• RECORDED DATA:
========================
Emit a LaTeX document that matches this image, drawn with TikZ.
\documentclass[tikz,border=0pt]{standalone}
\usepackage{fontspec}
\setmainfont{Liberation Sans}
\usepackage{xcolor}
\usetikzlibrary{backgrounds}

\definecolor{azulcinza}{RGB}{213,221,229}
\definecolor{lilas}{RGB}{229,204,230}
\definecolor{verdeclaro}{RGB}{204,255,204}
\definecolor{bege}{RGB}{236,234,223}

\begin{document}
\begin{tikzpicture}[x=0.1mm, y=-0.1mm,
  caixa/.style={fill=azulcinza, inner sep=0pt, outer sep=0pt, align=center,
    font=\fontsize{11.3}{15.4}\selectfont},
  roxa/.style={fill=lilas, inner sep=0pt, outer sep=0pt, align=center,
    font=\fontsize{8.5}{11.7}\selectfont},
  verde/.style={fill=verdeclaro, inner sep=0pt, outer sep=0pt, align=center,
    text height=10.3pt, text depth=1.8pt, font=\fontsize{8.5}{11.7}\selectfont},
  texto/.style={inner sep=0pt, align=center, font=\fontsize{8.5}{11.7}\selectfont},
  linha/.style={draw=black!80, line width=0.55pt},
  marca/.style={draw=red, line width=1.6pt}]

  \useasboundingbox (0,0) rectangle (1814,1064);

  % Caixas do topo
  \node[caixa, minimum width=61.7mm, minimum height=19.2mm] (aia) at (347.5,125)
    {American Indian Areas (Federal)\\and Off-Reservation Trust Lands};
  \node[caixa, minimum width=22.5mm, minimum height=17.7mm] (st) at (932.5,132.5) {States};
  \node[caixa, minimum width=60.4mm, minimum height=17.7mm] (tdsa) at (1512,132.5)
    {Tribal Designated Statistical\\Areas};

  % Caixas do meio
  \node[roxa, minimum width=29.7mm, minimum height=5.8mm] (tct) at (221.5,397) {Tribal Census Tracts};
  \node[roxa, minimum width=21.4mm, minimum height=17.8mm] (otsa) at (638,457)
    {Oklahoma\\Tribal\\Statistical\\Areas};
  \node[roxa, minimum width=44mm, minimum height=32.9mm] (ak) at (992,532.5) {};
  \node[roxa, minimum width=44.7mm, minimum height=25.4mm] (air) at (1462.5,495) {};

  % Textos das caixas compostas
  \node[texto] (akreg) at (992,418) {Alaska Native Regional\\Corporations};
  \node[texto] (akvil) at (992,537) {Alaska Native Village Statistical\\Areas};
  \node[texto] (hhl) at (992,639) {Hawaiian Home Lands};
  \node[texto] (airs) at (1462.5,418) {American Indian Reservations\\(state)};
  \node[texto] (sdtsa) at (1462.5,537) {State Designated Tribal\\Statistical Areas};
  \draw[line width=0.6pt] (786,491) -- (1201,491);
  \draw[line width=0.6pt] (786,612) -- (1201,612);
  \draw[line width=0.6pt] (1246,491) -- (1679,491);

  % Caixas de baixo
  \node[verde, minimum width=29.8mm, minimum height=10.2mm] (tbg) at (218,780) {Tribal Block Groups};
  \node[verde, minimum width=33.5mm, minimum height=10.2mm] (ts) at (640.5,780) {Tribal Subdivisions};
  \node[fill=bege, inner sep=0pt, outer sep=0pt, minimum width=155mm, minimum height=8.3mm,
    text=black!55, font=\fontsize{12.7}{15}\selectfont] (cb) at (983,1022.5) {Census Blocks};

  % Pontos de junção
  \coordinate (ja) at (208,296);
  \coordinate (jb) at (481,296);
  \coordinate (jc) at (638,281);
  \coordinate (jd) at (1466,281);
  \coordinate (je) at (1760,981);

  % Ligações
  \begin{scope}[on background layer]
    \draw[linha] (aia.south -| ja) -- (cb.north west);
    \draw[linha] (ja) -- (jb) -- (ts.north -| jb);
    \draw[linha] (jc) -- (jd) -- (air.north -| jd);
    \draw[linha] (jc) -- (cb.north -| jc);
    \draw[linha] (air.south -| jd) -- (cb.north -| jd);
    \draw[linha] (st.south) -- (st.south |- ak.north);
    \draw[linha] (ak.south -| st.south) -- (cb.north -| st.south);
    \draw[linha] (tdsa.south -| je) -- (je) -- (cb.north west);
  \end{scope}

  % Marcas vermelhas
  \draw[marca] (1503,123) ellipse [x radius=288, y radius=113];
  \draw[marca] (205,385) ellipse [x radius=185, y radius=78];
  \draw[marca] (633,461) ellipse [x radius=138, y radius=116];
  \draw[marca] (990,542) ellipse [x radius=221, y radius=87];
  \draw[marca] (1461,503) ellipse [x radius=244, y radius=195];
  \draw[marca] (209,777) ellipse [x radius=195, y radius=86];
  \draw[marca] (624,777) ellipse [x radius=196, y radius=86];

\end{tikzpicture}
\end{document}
========================
• DIRECTIONS FOR THIS TASK: Transcribe every line of the data, exactly as it stands.

• ANSWER TO THIS EXERCISE:
Emit a LaTeX document that matches this image, drawn with TikZ.
\documentclass[tikz,border=0pt]{standalone}
\usepackage{fontspec}
\setmainfont{Liberation Sans}
\usepackage{xcolor}
\usetikzlibrary{backgrounds}

\definecolor{azulcinza}{RGB}{213,221,229}
\definecolor{lilas}{RGB}{229,204,230}
\definecolor{verdeclaro}{RGB}{204,255,204}
\definecolor{bege}{RGB}{236,234,223}

\begin{document}
\begin{tikzpicture}[x=0.1mm, y=-0.1mm,
  caixa/.style={fill=azulcinza, inner sep=0pt, outer sep=0pt, align=center,
    font=\fontsize{11.3}{15.4}\selectfont},
  roxa/.style={fill=lilas, inner sep=0pt, outer sep=0pt, align=center,
    font=\fontsize{8.5}{11.7}\selectfont},
  verde/.style={fill=verdeclaro, inner sep=0pt, outer sep=0pt, align=center,
    text height=10.3pt, text depth=1.8pt, font=\fontsize{8.5}{11.7}\selectfont},
  texto/.style={inner sep=0pt, align=center, font=\fontsize{8.5}{11.7}\selectfont},
  linha/.style={draw=black!80, line width=0.55pt},
  marca/.style={draw=red, line width=1.6pt}]

  \useasboundingbox (0,0) rectangle (1814,1064);

  % Caixas do topo
  \node[caixa, minimum width=61.7mm, minimum height=19.2mm] (aia) at (347.5,125)
    {American Indian Areas (Federal)\\and Off-Reservation Trust Lands};
  \node[caixa, minimum width=22.5mm, minimum height=17.7mm] (st) at (932.5,132.5) {States};
  \node[caixa, minimum width=60.4mm, minimum height=17.7mm] (tdsa) at (1512,132.5)
    {Tribal Designated Statistical\\Areas};

  % Caixas do meio
  \node[roxa, minimum width=29.7mm, minimum height=5.8mm] (tct) at (221.5,397) {Tribal Census Tracts};
  \node[roxa, minimum width=21.4mm, minimum height=17.8mm] (otsa) at (638,457)
    {Oklahoma\\Tribal\\Statistical\\Areas};
  \node[roxa, minimum width=44mm, minimum height=32.9mm] (ak) at (992,532.5) {};
  \node[roxa, minimum width=44.7mm, minimum height=25.4mm] (air) at (1462.5,495) {};

  % Textos das caixas compostas
  \node[texto] (akreg) at (992,418) {Alaska Native Regional\\Corporations};
  \node[texto] (akvil) at (992,537) {Alaska Native Village Statistical\\Areas};
  \node[texto] (hhl) at (992,639) {Hawaiian Home Lands};
  \node[texto] (airs) at (1462.5,418) {American Indian Reservations\\(state)};
  \node[texto] (sdtsa) at (1462.5,537) {State Designated Tribal\\Statistical Areas};
  \draw[line width=0.6pt] (786,491) -- (1201,491);
  \draw[line width=0.6pt] (786,612) -- (1201,612);
  \draw[line width=0.6pt] (1246,491) -- (1679,491);

  % Caixas de baixo
  \node[verde, minimum width=29.8mm, minimum height=10.2mm] (tbg) at (218,780) {Tribal Block Groups};
  \node[verde, minimum width=33.5mm, minimum height=10.2mm] (ts) at (640.5,780) {Tribal Subdivisions};
  \node[fill=bege, inner sep=0pt, outer sep=0pt, minimum width=155mm, minimum height=8.3mm,
    text=black!55, font=\fontsize{12.7}{15}\selectfont] (cb) at (983,1022.5) {Census Blocks};

  % Pontos de junção
  \coordinate (ja) at (208,296);
  \coordinate (jb) at (481,296);
  \coordinate (jc) at (638,281);
  \coordinate (jd) at (1466,281);
  \coordinate (je) at (1760,981);

  % Ligações
  \begin{scope}[on background layer]
    \draw[linha] (aia.south -| ja) -- (cb.north west);
    \draw[linha] (ja) -- (jb) -- (ts.north -| jb);
    \draw[linha] (jc) -- (jd) -- (air.north -| jd);
    \draw[linha] (jc) -- (cb.north -| jc);
    \draw[linha] (air.south -| jd) -- (cb.north -| jd);
    \draw[linha] (st.south) -- (st.south |- ak.north);
    \draw[linha] (ak.south -| st.south) -- (cb.north -| st.south);
    \draw[linha] (tdsa.south -| je) -- (je) -- (cb.north west);
  \end{scope}

  % Marcas vermelhas
  \draw[marca] (1503,123) ellipse [x radius=288, y radius=113];
  \draw[marca] (205,385) ellipse [x radius=185, y radius=78];
  \draw[marca] (633,461) ellipse [x radius=138, y radius=116];
  \draw[marca] (990,542) ellipse [x radius=221, y radius=87];
  \draw[marca] (1461,503) ellipse [x radius=244, y radius=195];
  \draw[marca] (209,777) ellipse [x radius=195, y radius=86];
  \draw[marca] (624,777) ellipse [x radius=196, y radius=86];

\end{tikzpicture}
\end{document}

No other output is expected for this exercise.